Since running away from the scene of the crime, Romeo’s been hiding out at Friar Laurence’s. He’s bitching and moaning about how banishment is worse than death, he’s dead without Juliet, how he wishes the prince had just killed him, yadda yadda angsty teenager stuff. Friar Lawrence talks some sense into him: ‘Hey pathetic excuse for a man (almost)! We’ll just come up with a plan to sneak her out of the city and you can still be together in Mantua until all of this blows over!” Yay!
So what’s this genius and totally fool-proof plan? Friar Lawrence says he’ll sort it out but, in the meantime, Romeo’s got some marital business to attend to in Juliet’s bed.
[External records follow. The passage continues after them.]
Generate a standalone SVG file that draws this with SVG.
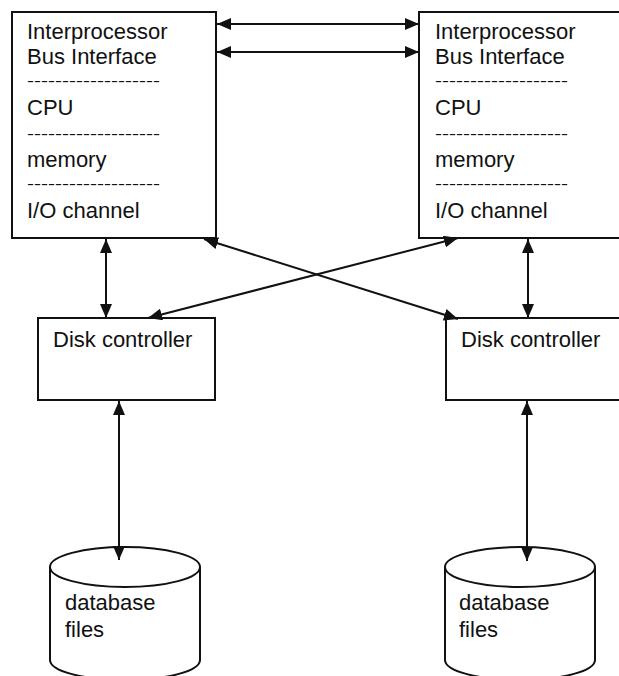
<svg xmlns="http://www.w3.org/2000/svg" width="619" height="676" viewBox="0 0 619 676">
<defs>
<style>
.box{fill:#fff;stroke:#111;stroke-width:2}
.t{font-family:"Liberation Sans",Arial,sans-serif;font-size:22px;fill:#111}
.d{font-family:"Liberation Sans",Arial,sans-serif;font-size:14px;fill:#111}
.c{stroke:#111;stroke-width:2;fill:none;marker-start:url(#ah);marker-end:url(#ah)}
</style>
<marker id="ah" viewBox="0 0 14 12" refX="14" refY="6" markerWidth="14" markerHeight="12" markerUnits="userSpaceOnUse" orient="auto-start-reverse">
<path d="M0,0 L14,6 L0,12 Z" fill="#111"/>
</marker>
</defs>
<rect width="619" height="676" fill="#fff"/>
<g id="cpu-left">
<rect class="box" x="12" y="12" width="204" height="226"/>
<text class="t" x="27" y="39">Interprocessor</text>
<text class="t" x="27" y="64">Bus Interface</text>
<text class="d" x="27" y="86" textLength="133" lengthAdjust="spacingAndGlyphs">-------------------</text>
<text class="t" x="27" y="115">CPU</text>
<text class="d" x="27" y="139" textLength="133" lengthAdjust="spacingAndGlyphs">-------------------</text>
<text class="t" x="27" y="167">memory</text>
<text class="d" x="27" y="189" textLength="133" lengthAdjust="spacingAndGlyphs">-------------------</text>
<text class="t" x="27" y="218">I/O channel</text>
</g>
<g id="cpu-right">
<rect class="box" x="419" y="12" width="210" height="226"/>
<text class="t" x="435" y="39">Interprocessor</text>
<text class="t" x="435" y="64">Bus Interface</text>
<text class="d" x="435" y="86" textLength="133" lengthAdjust="spacingAndGlyphs">-------------------</text>
<text class="t" x="435" y="115">CPU</text>
<text class="d" x="435" y="139" textLength="133" lengthAdjust="spacingAndGlyphs">-------------------</text>
<text class="t" x="435" y="167">memory</text>
<text class="d" x="435" y="189" textLength="133" lengthAdjust="spacingAndGlyphs">-------------------</text>
<text class="t" x="435" y="218">I/O channel</text>
</g>
<g id="disk-ctrl-left">
<rect class="box" x="38" y="318" width="177" height="82"/>
<text class="t" x="53" y="347">Disk controller</text>
</g>
<g id="disk-ctrl-right">
<rect class="box" x="446" y="318" width="183" height="82"/>
<text class="t" x="461" y="347">Disk controller</text>
</g>
<g id="db-left">
<path class="box" d="M50,567 L50,660 A75,20 0 0 0 200,660 L200,567"/>
<ellipse class="box" cx="125" cy="567" rx="75" ry="20"/>
<text class="t" x="65" y="610">database</text>
<text class="t" x="65" y="637">files</text>
</g>
<g id="db-right">
<path class="box" d="M445,567 L445,660 A75,20 0 0 0 595,660 L595,567"/>
<ellipse class="box" cx="520" cy="567" rx="75" ry="20"/>
<text class="t" x="459" y="610">database</text>
<text class="t" x="459" y="637">files</text>
</g>
<g id="connectors">
<line class="c" x1="217" y1="24" x2="419" y2="24"/>
<line class="c" x1="217" y1="52" x2="419" y2="52"/>
<line class="c" x1="106" y1="239" x2="106" y2="318"/>
<line class="c" x1="528" y1="239" x2="528" y2="318"/>
<line class="c" x1="204" y1="239" x2="458" y2="319"/>
<line class="c" x1="458" y1="238" x2="148" y2="318"/>
<line class="c" x1="119" y1="401" x2="119" y2="560"/>
<line class="c" x1="527" y1="401" x2="527" y2="561"/>
</g>
</svg>
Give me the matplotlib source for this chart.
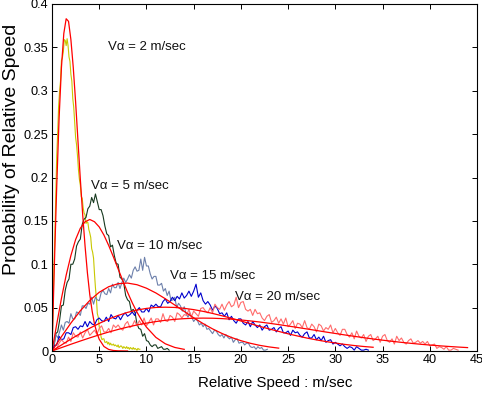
import numpy as np
import matplotlib
matplotlib.use("Agg")
import matplotlib.pyplot as plt

plt.rcParams['font.family'] = ['Liberation Sans', 'DejaVu Sans']

# ---------------- data ----------------
# measured histograms (relative speed bins: start 0, fixed step)
step_2, step_5, step_10, step_15, step_20 = 0.1, 0.2, 0.2, 0.25, 0.25

hist_2 = [0.000, 0.044, 0.093, 0.132, 0.179, 0.225, 0.251, 0.282, 0.299, 0.311,
          0.335, 0.338, 0.345, 0.359, 0.358, 0.352, 0.360, 0.352, 0.339, 0.334,
          0.319, 0.311, 0.291, 0.281, 0.264, 0.246, 0.238, 0.225, 0.209, 0.198,
          0.191, 0.178, 0.176, 0.165, 0.159, 0.157, 0.147, 0.149, 0.148, 0.140,
          0.136, 0.131, 0.118, 0.114, 0.107, 0.089, 0.073, 0.061, 0.043, 0.039,
          0.028, 0.024, 0.016, 0.013, 0.014, 0.014, 0.010, 0.010, 0.011, 0.008,
          0.010, 0.007, 0.009, 0.007, 0.007, 0.008, 0.006, 0.007, 0.006, 0.005,
          0.007, 0.004, 0.005, 0.006, 0.005, 0.003, 0.005, 0.004, 0.003, 0.005,
          0.003, 0.004, 0.002, 0.004, 0.003, 0.002, 0.004, 0.002, 0.003, 0.002,
          0.001, 0.003, 0.002, 0.002]

hist_5 = [0.000, 0.004, 0.020, 0.022, 0.035, 0.052, 0.053, 0.070, 0.079, 0.083,
          0.100, 0.100, 0.106, 0.121, 0.126, 0.129, 0.146, 0.152, 0.154, 0.164,
          0.167, 0.177, 0.171, 0.181, 0.172, 0.163, 0.163, 0.156, 0.144, 0.135,
          0.133, 0.120, 0.122, 0.110, 0.101, 0.100, 0.085, 0.083, 0.078, 0.064,
          0.059, 0.057, 0.046, 0.048, 0.044, 0.031, 0.026, 0.025, 0.017, 0.020,
          0.012, 0.011, 0.007, 0.005, 0.007, 0.007, 0.003, 0.004, 0.005, 0.002,
          0.002, 0.003, 0.001]

hist_10 = [0.000, 0.006, 0.019, 0.015, 0.022, 0.030, 0.024, 0.033, 0.034, 0.032,
           0.043, 0.037, 0.037, 0.045, 0.044, 0.041, 0.052, 0.052, 0.049, 0.055,
           0.054, 0.062, 0.054, 0.062, 0.059, 0.058, 0.067, 0.070, 0.066, 0.065,
           0.072, 0.067, 0.077, 0.073, 0.073, 0.079, 0.072, 0.079, 0.084, 0.079,
           0.083, 0.088, 0.084, 0.093, 0.097, 0.092, 0.093, 0.106, 0.093, 0.108,
           0.098, 0.098, 0.089, 0.083, 0.086, 0.086, 0.076, 0.076, 0.078, 0.069,
           0.072, 0.064, 0.069, 0.058, 0.059, 0.062, 0.050, 0.055, 0.052, 0.046,
           0.051, 0.043, 0.039, 0.044, 0.039, 0.034, 0.037, 0.035, 0.030, 0.032,
           0.028, 0.031, 0.025, 0.026, 0.023, 0.020, 0.024, 0.023, 0.019, 0.017,
           0.019, 0.015, 0.019, 0.016, 0.014, 0.016, 0.010, 0.013, 0.014, 0.009,
           0.010, 0.010, 0.007, 0.009, 0.009, 0.005, 0.004, 0.005, 0.002, 0.005,
           0.003, 0.004, 0.001, 0.001, 0.002]

hist_15 = [0.000, 0.006, 0.007, 0.017, 0.013, 0.014, 0.021, 0.021, 0.019, 0.027,
           0.028, 0.025, 0.029, 0.028, 0.034, 0.028, 0.034, 0.031, 0.030, 0.036,
           0.038, 0.035, 0.034, 0.039, 0.034, 0.042, 0.038, 0.037, 0.041, 0.036,
           0.041, 0.044, 0.040, 0.042, 0.045, 0.041, 0.047, 0.050, 0.045, 0.045,
           0.049, 0.045, 0.053, 0.051, 0.054, 0.051, 0.051, 0.057, 0.060, 0.055,
           0.057, 0.062, 0.058, 0.063, 0.060, 0.067, 0.061, 0.064, 0.069, 0.063,
           0.069, 0.077, 0.062, 0.067, 0.058, 0.054, 0.057, 0.053, 0.047, 0.052,
           0.049, 0.043, 0.044, 0.040, 0.044, 0.036, 0.040, 0.035, 0.032, 0.037,
           0.037, 0.032, 0.030, 0.034, 0.028, 0.034, 0.030, 0.027, 0.030, 0.024,
           0.028, 0.030, 0.024, 0.025, 0.027, 0.022, 0.026, 0.028, 0.021, 0.021,
           0.023, 0.018, 0.024, 0.021, 0.022, 0.018, 0.016, 0.020, 0.022, 0.015,
           0.015, 0.019, 0.013, 0.016, 0.012, 0.017, 0.010, 0.012, 0.013, 0.008,
           0.010, 0.008, 0.006, 0.008, 0.005, 0.003, 0.005, 0.004, 0.001, 0.005,
           0.003, 0.001, 0.001, 0.002, 0.001]

hist_20 = [0.000, 0.002, 0.003, 0.009, 0.013, 0.010, 0.009, 0.016, 0.011, 0.021,
           0.017, 0.016, 0.022, 0.015, 0.021, 0.025, 0.018, 0.021, 0.024, 0.019,
           0.026, 0.029, 0.022, 0.022, 0.026, 0.021, 0.030, 0.027, 0.030, 0.026,
           0.024, 0.031, 0.034, 0.027, 0.029, 0.035, 0.029, 0.035, 0.030, 0.038,
           0.029, 0.033, 0.038, 0.030, 0.037, 0.037, 0.033, 0.043, 0.035, 0.034,
           0.041, 0.039, 0.034, 0.044, 0.042, 0.038, 0.042, 0.041, 0.048, 0.039,
           0.046, 0.043, 0.040, 0.049, 0.050, 0.046, 0.044, 0.050, 0.044, 0.054,
           0.050, 0.048, 0.054, 0.047, 0.053, 0.057, 0.051, 0.053, 0.062, 0.050,
           0.056, 0.057, 0.048, 0.046, 0.048, 0.041, 0.048, 0.043, 0.044, 0.038,
           0.035, 0.040, 0.042, 0.033, 0.035, 0.039, 0.032, 0.037, 0.031, 0.038,
           0.028, 0.031, 0.035, 0.026, 0.032, 0.031, 0.027, 0.035, 0.027, 0.025,
           0.031, 0.028, 0.022, 0.031, 0.029, 0.023, 0.027, 0.025, 0.030, 0.021,
           0.026, 0.021, 0.018, 0.025, 0.025, 0.019, 0.016, 0.021, 0.014, 0.023,
           0.017, 0.015, 0.019, 0.011, 0.017, 0.019, 0.012, 0.014, 0.017, 0.010,
           0.017, 0.019, 0.012, 0.010, 0.014, 0.008, 0.017, 0.012, 0.015, 0.010,
           0.008, 0.012, 0.014, 0.009, 0.010, 0.012, 0.009, 0.011, 0.008, 0.011,
           0.006, 0.007, 0.008, 0.003, 0.005, 0.004, 0.002, 0.005, 0.001, 0.001,
           0.003, 0.002, 0.001]

# fitted distribution curves
fit_x_2 = [0, 0.25, 0.5, 0.75, 1.0, 1.25, 1.5, 1.75, 2.0, 2.25, 2.5, 2.75, 3.0,
           3.25, 3.5, 3.75, 4.0, 4.25, 4.5, 4.75, 5.0, 5.5, 6.0, 6.5, 7.0, 8.0]
fit_y_2 = [0, 0.0988, 0.190, 0.268, 0.327, 0.366, 0.383, 0.380, 0.359, 0.327,
           0.287, 0.242, 0.198, 0.157, 0.121, 0.090, 0.065, 0.046, 0.031, 0.021,
           0.0135, 0.0052, 0.0018, 0.0006, 0.0002, 0.0]

fit_x_5 = [0, 0.5, 1, 1.5, 2, 2.5, 3, 3.5, 4, 4.5, 5, 5.5, 6, 6.5, 7, 7.5, 8,
           8.5, 9, 9.5, 10, 11, 12, 13, 14]
fit_y_5 = [0, 0.031, 0.0606, 0.0874, 0.110, 0.1285, 0.1415, 0.149, 0.1516,
           0.149, 0.143, 0.1336, 0.1217, 0.1085, 0.0947, 0.081, 0.0677, 0.0555,
           0.0447, 0.0354, 0.0275, 0.0157, 0.0083, 0.0041, 0.0019]

fit_x_10 = list(range(0, 25))
fit_y_10 = [0, 0.01653, 0.0322, 0.0464, 0.0583, 0.0677, 0.0741, 0.0776, 0.0783,
            0.0764, 0.0724, 0.0669, 0.0602, 0.0530, 0.0456, 0.0383, 0.0316,
            0.0255, 0.0202, 0.0156, 0.0119, 0.0089, 0.0065, 0.0047, 0.0033]

fit_x_15 = list(range(0, 35))
fit_y_15 = [0, 0.00692, 0.0137, 0.0202, 0.0263, 0.0318, 0.0368, 0.0410, 0.0445,
            0.0472, 0.0491, 0.0502, 0.0505, 0.0502, 0.0492, 0.0477, 0.0457,
            0.0433, 0.0406, 0.0377, 0.0346, 0.0315, 0.0284, 0.0254, 0.0226,
            0.0198, 0.0173, 0.0149, 0.0128, 0.0109, 0.0092, 0.0076, 0.0063,
            0.0052, 0.0043]

fit_x_20 = list(range(0, 45))
fit_y_20 = [0, 0.00390, 0.00775, 0.01151, 0.01514, 0.01860, 0.02185, 0.02485,
            0.02758, 0.03002, 0.03214, 0.03393, 0.03539, 0.03651, 0.03729,
            0.03776, 0.03791, 0.03777, 0.03734, 0.03667, 0.03578, 0.03468,
            0.03341, 0.03198, 0.03044, 0.02880, 0.02713, 0.02539, 0.02366,
            0.02188, 0.02021, 0.01852, 0.01692, 0.01535, 0.01389, 0.01250,
            0.01119, 0.00997, 0.00885, 0.00780, 0.00686, 0.00601, 0.00524,
            0.00455, 0.00392]

labels = ["V\u03b1 = 2 m/sec", "V\u03b1 = 5 m/sec", "V\u03b1 = 10 m/sec",
          "V\u03b1 = 15 m/sec", "V\u03b1 = 20 m/sec"]
label_x = [5.9, 4.1, 6.9, 12.5, 19.4]
label_y = [0.350, 0.190, 0.121, 0.0865, 0.062]

x_ticks = [0, 5, 10, 15, 20, 25, 30, 35, 40, 45]
y_ticks = [0, 0.05, 0.1, 0.15, 0.2, 0.25, 0.3, 0.35, 0.4]
y_ticklabels = ["0", "0.05", "0.1", "0.15", "0.2", "0.25", "0.3", "0.35", "0.4"]

# ---------------- plot ----------------
fig = plt.figure(figsize=(4.82, 3.98), dpi=100)
ax = fig.add_axes([52/482, 47/398, 425/482, 347/398])

hist_colors = ['#c8c800', '#17391f', '#6d80ab', '#0000cc', '#ff6c6c']
hists = [(hist_2, step_2), (hist_5, step_5), (hist_10, step_10),
         (hist_15, step_15), (hist_20, step_20)]
for (h, st), c in zip(hists, hist_colors):
    xs = np.arange(len(h)) * st
    ax.plot(xs, h, color=c, lw=0.8)

for fx, fy in [(fit_x_2, fit_y_2), (fit_x_5, fit_y_5), (fit_x_10, fit_y_10),
               (fit_x_15, fit_y_15), (fit_x_20, fit_y_20)]:
    ax.plot(fx, fy, color='#ff0000', lw=0.9)

for t, lx, ly in zip(labels, label_x, label_y):
    ax.text(lx, ly, t, fontsize=9.5, ha='left', va='center', color='#111111')

ax.set_xlim(0, 45)
ax.set_ylim(0, 0.4)
ax.set_xticks(x_ticks)
ax.set_xticklabels([str(v) for v in x_ticks])
ax.set_yticks(y_ticks)
ax.set_yticklabels(y_ticklabels)
ax.tick_params(direction='in', length=3.5, width=0.7, top=True, right=True,
               labelsize=9.2, pad=2.5, colors='black')
for s in ax.spines.values():
    s.set_linewidth(0.8)
ax.set_xlabel("Relative Speed : m/sec", fontsize=10.8)
ax.set_ylabel("Probability of Relative Speed", fontsize=14)
ax.xaxis.set_label_coords(0.525, -0.073)
ax.yaxis.set_label_coords(-0.075, 0.58)

fig.savefig("out.png", dpi=100)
Even in the crazy world of R&J, death in the family means that weddings needs to be postponed. The wedding between Juliet and Paris which Lord Capulet and Paris are already planning out, and which was scheduled for the way-too-soon date of ‘this Wednesday,’ has been pushed back all the way to the much more socially respectable ‘this Thursday.’ It just seemed like the right thing to do. (It’s currently Monday morning.)
Seems like Shakespeare decided to cut out the explicit portion of this act (bummer) because when scene 5 opens, Romeo and Juliet have already consummated their marriage and are lying in bed doing what all young couples do after their first time: discussing ornithology. They’d love to lay there and talk about nightingales and larks all day (are these even indigenous to Italy?) but Lady Capulet comes knocking. Romeo sneaks out the window, educating young boys the world over in the proper behaviour after such a nocturnal encounter: “I’ll call you.”
Juliet isn’t convinced this is all going to work out.
Once the coast is clear, she lets her mother in. Lady Capulet first promises her that as soon as they find Romeo, they’ll kill him for Tybalt’s death which she is sure will make Juliet very happy. But not quite as happy as this next bit of news: Juliet’s going to get married to the amazingly wonderful and bland Paris who her parents totally approve of!
No way, mom and dad: I’m into bad boys!
Dad’s not too happy and basically tells her that she has two alluring options: either she can shut up and show up to marry Paris on Thursday or she can choose to be disowned by her father who would cast her out to starve in the streets.
What can she possibly do now? Run over to Friar Lawrence who’s probably had enough time to think of something by now.
While things are looking pretty grim right now, in an alternate universe where it’s always 1988, Romeo and Juliet had a daughter and this lovechild of a torrid night of passion produced this:
Here’s hoping you aren’t crying yourself to sleep each night to this song while thinking about the Romeo and Juliet who could have been but whose love was ruined by people with no appreciation for fedoras, round shades, trench coats, big hair and sand.